I need it to connect to my home network wirelessly (wireless WAN - upstream). This is a bridge to a little "lab" setup - a Raspberry Pi Cluster. So that sounds like a Bridge or Client or Repeater or Extender of some sort. I can set a Static IP of 192.168.1.2 that my home mesh router assigns to it.
However, I also want it to be a DHCP server downstream to the lap, on a seperate Class C. I don't see that this allows a DHCP Pool with a different IP space, say 10.0.0.20-40. That sounds more like I want it to be an Access Point but wireless WAN. Which it doesn't seem to allow.
Any way to do this? If not natively, would OpenWRT firmware allow it?
There is "Repeater" connectivity for Wireless WAN (uplink via wifi)
There is network mode "router" for having a separate LAN subnet with it's own DHCP server, and it's own IP subnet. The "router mode" will use NAT and will use the firewall. All connections will use the WAN side (wifi with repeater) IP address.
The connections initiated from the LAN side to the WAN (wifi) side will work.

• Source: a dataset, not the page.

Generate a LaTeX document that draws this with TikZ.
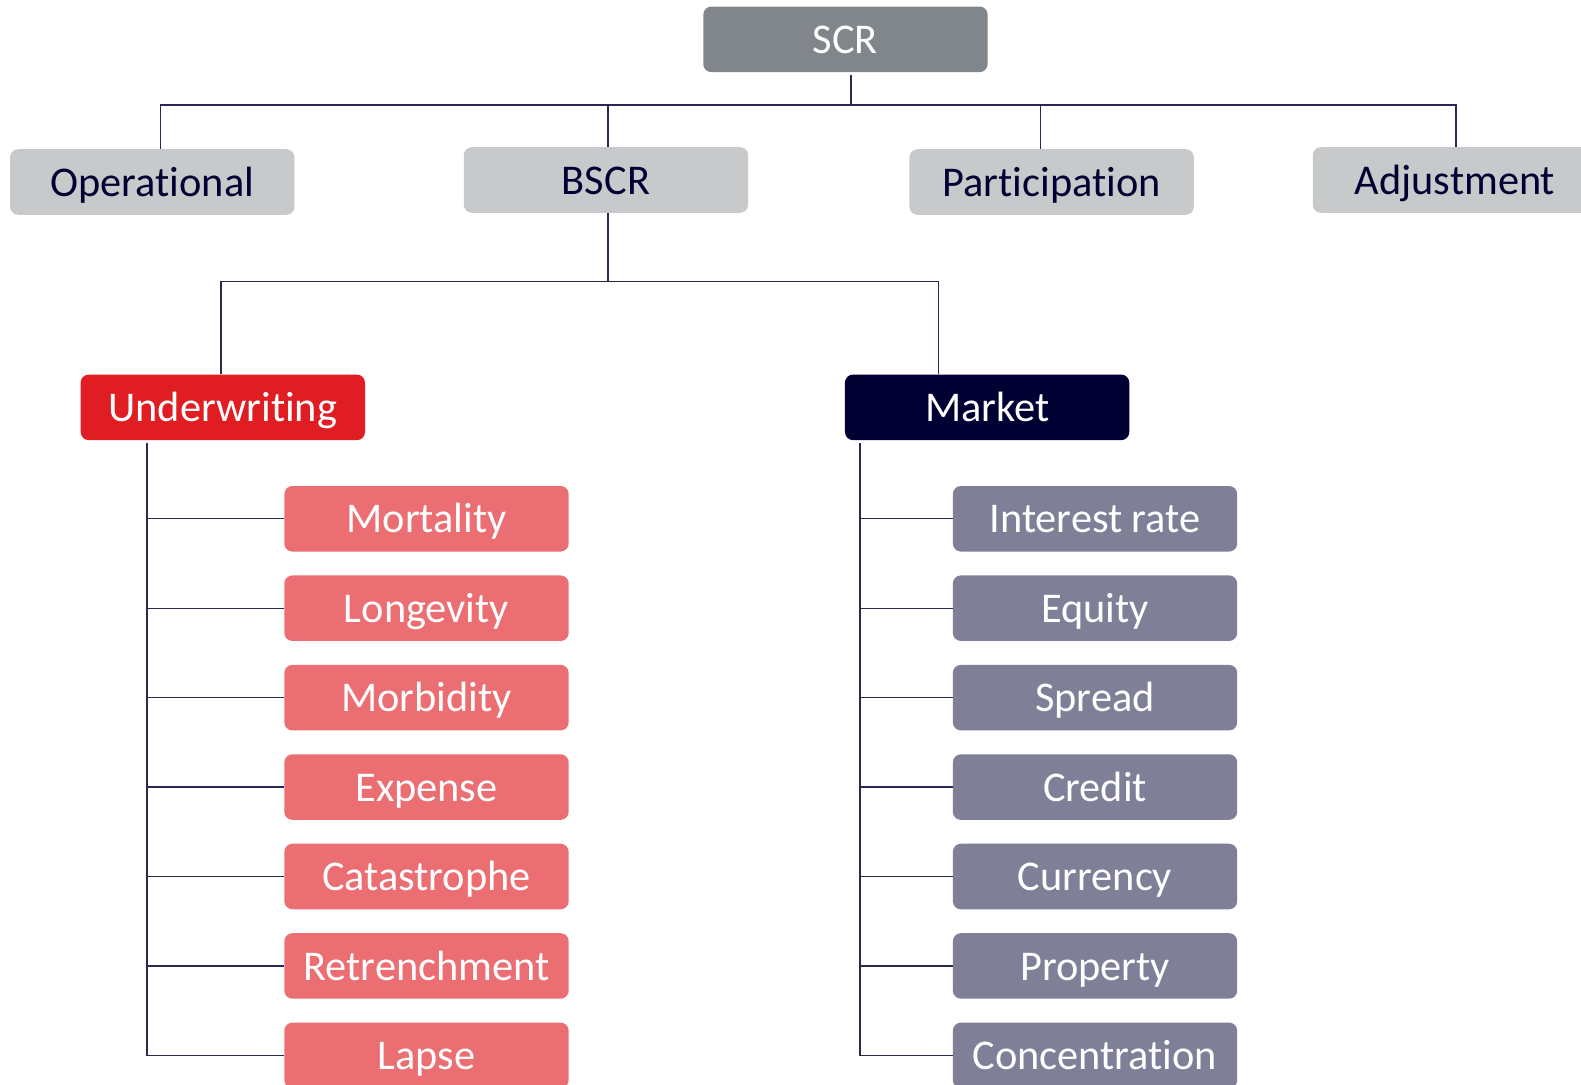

The answers (reverse direction) over these initiated connections will also work.
NAT and firewall prevent reverse initiated connections (from the WAN wifi to the local LAN) unless the connection is already specified in either the "port forwarding" or the "DMZ host" setting. The LAN side combines all the home wifi networks (not the guest wifi), and the LAN ethernet ports as physical networks for the local LAN subnet.